Perhaps most important, Gabe became the primary gatekeeper to his brother’s multi-billion dollar fortune, with friends and national politicians and thought leaders, alike, all seeking introductions and Gabe’s blessing. “His position in society was obviously a very unusual one until the blowup—very young, but representing a lot of money in people’s heads,” said one person familiar with the dynamic. Even as Sam was desperately trying to raise emergency capital for FTX, last summer, Gabe was charging ahead with his brother’s other work, charting plans for “The Center for the Future” that would tackle all of the world’s great problems. But as Gabe would soon find out, the money wouldn’t be there for much of anything.

The Subpoena

When FTX declared bankruptcy, Gabe was at first shocked, and then tactical. He rapidly ascertained that he was about to become a target, or at least a political liability, for the work he cared about. Just a week after Sam’s scandal, Gabe decided to resign as the leader of GAP. “I’m not the right person to be making these decisions right now,” he told staff at an all-hands meeting. GAP would sunset shortly thereafter; this month, the group put the townhouse up for sale.

In the early stages of the firm’s collapse, there was hope among S.B.F. allies that any misconduct would be confined to his business and not touch his extracurricular work in politics and philanthropy. But that hope evaporated when Sam was arrested in the Bahamas. Upon his extradition to the U.S., the Southern District of New York also charged Sam with violating campaign-finance law, a vague accusation that could potentially implicate some of Sam’s political advisers. Gabe, more than anyone, sits at the top of that pyramid, meaning he could face real legal scrutiny—even if only as a squeeze-play by prosecutors to put more pressure on his brother.

Save for a few conspiracy theorists dredging up old Gabe photos and the like, most of the political attacks on Gabe have been minor: A freshman G.O.P. congressman, Troy Nehls, tried to make hay of Gabe’s history with Casten, insinuating that the relationship might have caused Casten, a member of the Financial Services Committee, to go soft on crypto regulation. Chuy Garcia, a Democratic congressman running for mayor of Chicago, has also been hounded by local press about his support from Gabe as his opponents try to make trouble over Garcia’s S.B.F. ties.

But the first real shoe to drop came on Thursday, when “Gabriel” made his first appearance by name in any legal filing associated with the case. FTX, which is conducting its own investigation into S.B.F., said that it had been seeking cooperation from Gabe, but that it had “not received meaningful engagement or any response” from the younger brother. To legal experts, that language reads like a prologue to a potential subpoena. FTX also alleged that GAP’s townhouse was “purchased using misappropriated customer funds,” presumably based on the theory that Sam’s assets, and therefore GAP’s, were never really his.

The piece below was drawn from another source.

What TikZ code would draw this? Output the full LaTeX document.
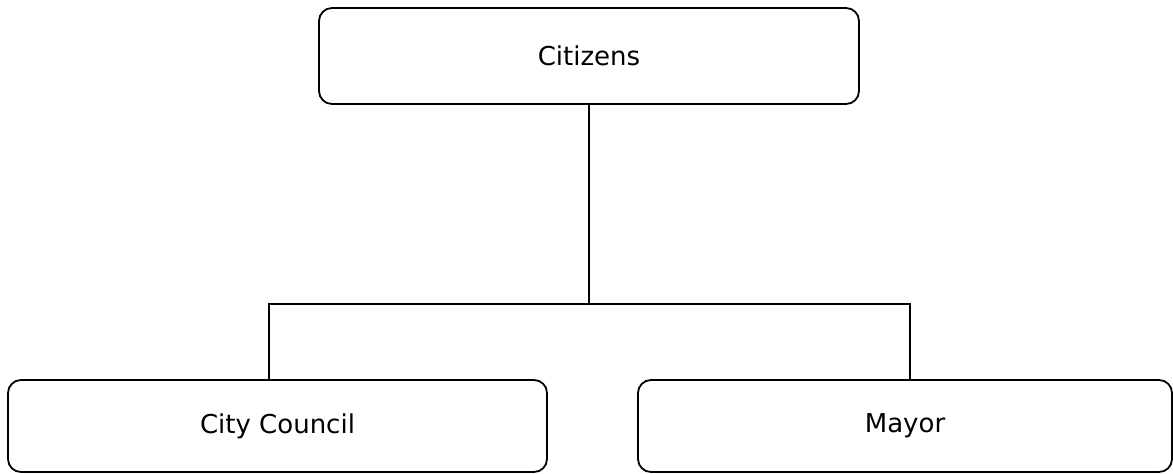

Gabe hasn’t said anything publicly about any of this—as someone who knows him pointed out, what is he going to say, that he was duped by his brother? But Gabe has to think about his own interests, which could theoretically diverge from those of his family, and Gabe has his own reputation to defend. He’s still young, with all the enormous advantages conferred by his birth, but his charmed career in politics is surely over, at least in the medium term. “His life is presumably ruined,” a person close to Gabe told me. “I think he’s going to face the highest consequences of anyone for behavior that is not his.”